I thought I’d get the first piece out today, but it may not be till next week – Monday, I hope. I was busy earlier today and got a very late start, and it’s one of the more complex issues I’ve tried to tackle. But I hope it will help readers here sort out an enormous tangle of information, and it will present some theories I’ve generated. The point is not just to evaluate what went so very wrong in the Uvalde response – and there’s plenty of that – but analyzing some of this may help somebody or other to come up with prevention and/or reaction strategies for the future.
But for today, I thought I’d just list a few somewhat random facts that McCraw mentioned in his lengthy lengthy testimony, things that have come up in discussions in the past on this blog and were considered somewhat mysterious. In no particular order:
(1) The perp had no trouble getting the money. It came from his fast-food job, and he had no rent or other expenses of the usual sort. He had stopped attending high school in his senior year and worked enough hours to save enough in a bank account (held jointly with his grandmother). He made many purchases online when he was seventeen – not of weapons but of accessories for the weapons he was planning to buy – and then after his 18th birthday he made the purchase of the items (including the firearms) that he was only able to buy after turning eighteen.
(2) He does not seem to have had any juvenile record. Apparently he kept a pretty low profile in the regard. Some acquaintances have reported animal abuse (carrying around dead cats in a bag and talking about it), but no one ever reported it to authorities. Also, despite quite a few apprehensive feelings about him on the part of online acquaintances alarmed by certain things he’d said, he was never reported to local or state or federal authorities for any of this.

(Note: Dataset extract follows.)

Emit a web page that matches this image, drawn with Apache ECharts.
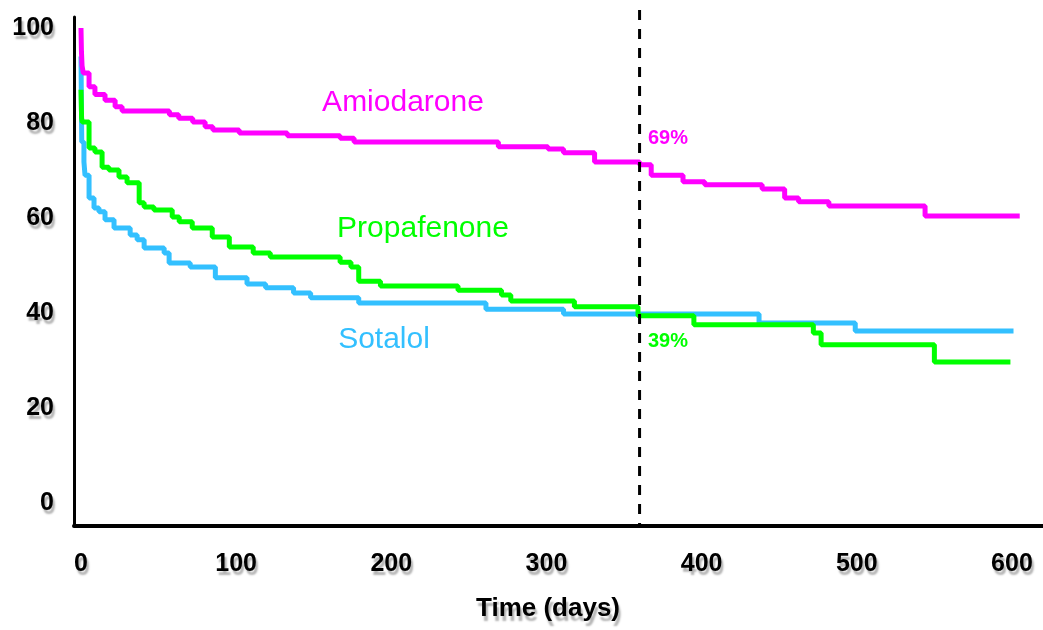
<!DOCTYPE html>
<html>
<head>
<meta charset="utf-8">
<script src="https://cdn.jsdelivr.net/npm/echarts@6/dist/echarts.min.js"></script>
<style>
  html, body { margin: 0; padding: 0; background: #fff; }
  #main { width: 1043px; height: 630px; }
</style>
</head>
<body>
<div id="main"></div>
<script>
// Kaplan-Meier style curves (day, % free of event)
var amioDays = [0, 0.3, 0.7, 1.5, 5.2, 9, 15.5, 22, 26.5, 57, 63, 72, 80, 85, 102, 133, 167, 176, 269, 301, 311, 331, 360, 367.5, 388, 402, 439, 453.5, 462.5, 482, 544, 605];
var amioSurv = [100, 95, 92, 90.5, 87.6, 86, 84.8, 83.4, 82.5, 81.7, 81, 80.2, 79.2, 78.5, 77.9, 77.3, 76.8, 76, 75, 74.5, 73.7, 71.8, 71.2, 69, 67.6, 67, 66.1, 64.2, 63.4, 62.5, 60.4, 60.4];

var propDays = [0, 0.4, 0.8, 5.2, 9, 13.6, 18, 24.5, 29.7, 37.5, 40.7, 47, 58.8, 63.3, 71.7, 84.6, 95.6, 111, 122, 167, 174, 179, 193, 243, 271, 277, 318, 359, 395, 472, 477, 550, 599];
var propSurv = [87, 81, 80.2, 74.7, 73.9, 70.7, 70.1, 68.6, 67.4, 63.2, 62.3, 61.7, 60.2, 59.2, 57.9, 56, 53.9, 52.6, 51.8, 50.7, 49.7, 46.7, 45.7, 44.8, 43.8, 42.5, 41.3, 39.4, 37.5, 35.8, 33.3, 29.7, 29.7];

var sotaDays = [0, 0.5, 1.9, 2.6, 5.2, 8.4, 11.6, 15.5, 21.3, 31.7, 36.2, 40.7, 53.6, 56.8, 70.4, 86.6, 107, 119, 137, 148, 179, 261, 311, 437, 499, 601];
var sotaSurv = [94, 76, 71.8, 69, 64.2, 62.1, 61.3, 59.6, 57.9, 56.4, 55.4, 53.7, 52.6, 50.5, 49.7, 47.4, 46.1, 45.3, 44.2, 43.2, 42.1, 40.8, 39.8, 37.9, 36.2, 36.2];

var xTicks = [0, 100, 200, 300, 400, 500, 600];
var yTicks = [0, 20, 40, 60, 80, 100];
var cutoffDay = 360;

var names = ["Amiodarone", "Propafenone", "Sotalol"];
var colors = ["#ff00ff", "#00ff00", "#33c0ff"];
var pctLabels = ["69%", "39%"];
var xTitle = "Time (days)";

function pairs(d, v) {
  return d.map(function (x, i) { return [x, v[i]]; });
}

var font = "'Liberation Sans', Arial, sans-serif";
var shadow = {
  textShadowColor: "rgba(0,0,0,0.3)",
  textShadowOffsetX: 2,
  textShadowOffsetY: 4,
  textShadowBlur: 2
};

var myChart = echarts.init(document.getElementById("main"));

var option = {
  animation: false,
  backgroundColor: "#fff",
  grid: {
    left: 74,
    right: 0,
    top: 17,
    bottom: 104,
    containLabel: false,
    outerBoundsMode: "none"
  },
  xAxis: {
    type: "value",
    min: -4.5,
    max: 620,
    axisLine: { onZero: false, lineStyle: { color: "#000", width: 4 } },
    axisTick: { show: false },
    splitLine: { show: false },
    axisLabel: Object.assign({
      customValues: xTicks,
      margin: 26,
      fontFamily: font, fontWeight: "bold", fontSize: 25, color: "#000"
    }, shadow)
  },
  yAxis: {
    type: "value",
    min: -4.84,
    max: 102.3,
    axisLine: { show: true, onZero: false, lineStyle: { color: "#000", width: 3 } },
    axisTick: { show: false },
    splitLine: { show: false },
    axisLabel: Object.assign({
      customValues: yTicks,
      margin: 20,
      fontFamily: font, fontWeight: "bold", fontSize: 25, color: "#000"
    }, shadow)
  },
  series: [
    {
      name: names[2], type: "line", step: "end", showSymbol: false,
      data: pairs(sotaDays, sotaSurv),
      lineStyle: { color: colors[2], width: 5 }, z: 2
    },
    {
      name: names[1], type: "line", step: "end", showSymbol: false,
      data: pairs(propDays, propSurv),
      lineStyle: { color: colors[1], width: 5 }, z: 3
    },
    {
      name: names[0], type: "line", step: "end", showSymbol: false,
      data: pairs(amioDays, amioSurv),
      lineStyle: { color: colors[0], width: 5 }, z: 4
    }
  ]
};
myChart.setOption(option);

var cx = myChart.convertToPixel({ xAxisIndex: 0 }, cutoffDay);

function label(text, x, y, color, size, bold, withShadow) {
  var style = {
    text: text, fill: color, align: "center", verticalAlign: "middle",
    font: (bold ? "bold " : "") + size + "px " + font
  };
  if (withShadow) {
    style.textShadowColor = "rgba(0,0,0,0.3)";
    style.textShadowOffsetX = 2;
    style.textShadowOffsetY = 5;
    style.textShadowBlur = 2;
  }
  return { type: "text", x: x, y: y, z: 100, style: style };
}

myChart.setOption({
  graphic: [
    {
      type: "line", z: 50,
      shape: { x1: cx, y1: 10, x2: cx, y2: 526 },
      style: { stroke: "#000", lineWidth: 3, lineDash: [10, 9] }
    },
    label(names[0], 403, 103, colors[0], 30, false),
    label(names[1], 423, 229, colors[1], 30, false),
    label(names[2], 384, 340, colors[2], 30, false),
    label(pctLabels[0], 668, 138, colors[0], 20, true),
    label(pctLabels[1], 668, 341, colors[1], 20, true),
    label(xTitle, 548, 609, "#000", 26, true, true)
  ]
});
</script>
</body>
</html>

(3) As I had guessed, there is no toxicology report yet on the perp because although it’s been done it takes a long time to issue results. He said the results will be made available after that.
(4) The questions of how the classroom door locks operated, whether or not the doors of those two classrooms were in fact locked, whether the officers knew whether they were or weren’t (or whether they even checked to see), and what should or could have been done by the officers to enter those classrooms, is such a big topic it will probably have its own post. But apropos of earlier discussions we had on this blog, a shotgun breach or an explosive breach of a locked door generally would never be used in a classroom situation. That wasn’t the issue here, however.
(5) Quite early on, there were at least two rifles, a Halligan, and several ballistic shields in the hallway of the school. Unfortunately – and this is one of my big criticisms of McCraw’s testimony – he doesn’t say where they were (the hallway had a bend in it), who had them exactly, to whom their presence was communicated, or whether it was in fact communicated to Arredondo or others in any possible coordinating position. McCraw did not even make it clear whether or not there was coordinated communication, and if so what its nature was (that is, how messages were conveyed), nor did he compare the communication that occurred within that hallway that day with what the officers would have been told to do in training in order to communicate under such circumstances. Perhaps there was someone else at the hearing who went into all of that; I only listened to McCraw, who spoke for about four and a half hours. If anyone has watched more of it and those things were touched on in any comprehensive way, please let me know.
(6) Police radios didn’t work in the school – not just the Uvalde police, but even the state police and the federal officers except for BorTac. And even the BorTac radios could not be reliably connected to each other while in the building, for a group call. What’s more, this is not an unusual problem in schools, and it’s somewhat expensive to solve (I’ve read that, anyway; there may be more creative cheaper solutions that haven’t been tried). McCraw also said that police radios are very chaotic in a crisis, with lots of communications coming in, and that can be a problem even if they are working. Quite a few of the officers in the hall had their radios with them, but they did not function and so were useless.
(7) Arredondo and others at the scene were in communication with headquarters by cell phone. But for some unknown reason, none of the content of the 911 calls from the classrooms where the perp was and where the massacre had occurred was ever relayed to Arredondo, so he was unaware of that or even their existence. Apparently there was only one person there (and I believe that person was outside the hallway and not in the building, although I didn’t hear McCraw directly addressing that question) who heard anything about those later 911 calls, and there is no indication that he or she ever relayed the information to anyone. My own thought is that the person may have assumed – and it would seem reasonable to have assumed – that the chief and others already had the same information and thus there was no need to try to repeat it. The lack of awareness of the 911 calls is a small but important point, and it is emblematic of the enormous and really shocking breakdown of communication that occurred on so many levels.
I’ll stop there for today. This is just the very tippy tip of the big iceberg. Unfortunately, McCraw left out a great deal of information that would be extremely pertinent – I don’t know whether he already knows the answers to those things and just isn’t saying, or whether he doesn’t know yet. I plan to get into more of those issues later. His presentation was only based on video and audio evidence, however – not on any interviews with participants or survivors or anyone else, although he said that about 700 such interviews have been conducted so far. I am assuming those will be sorted out and incorporated into a final investigative report, but that will take quite a while.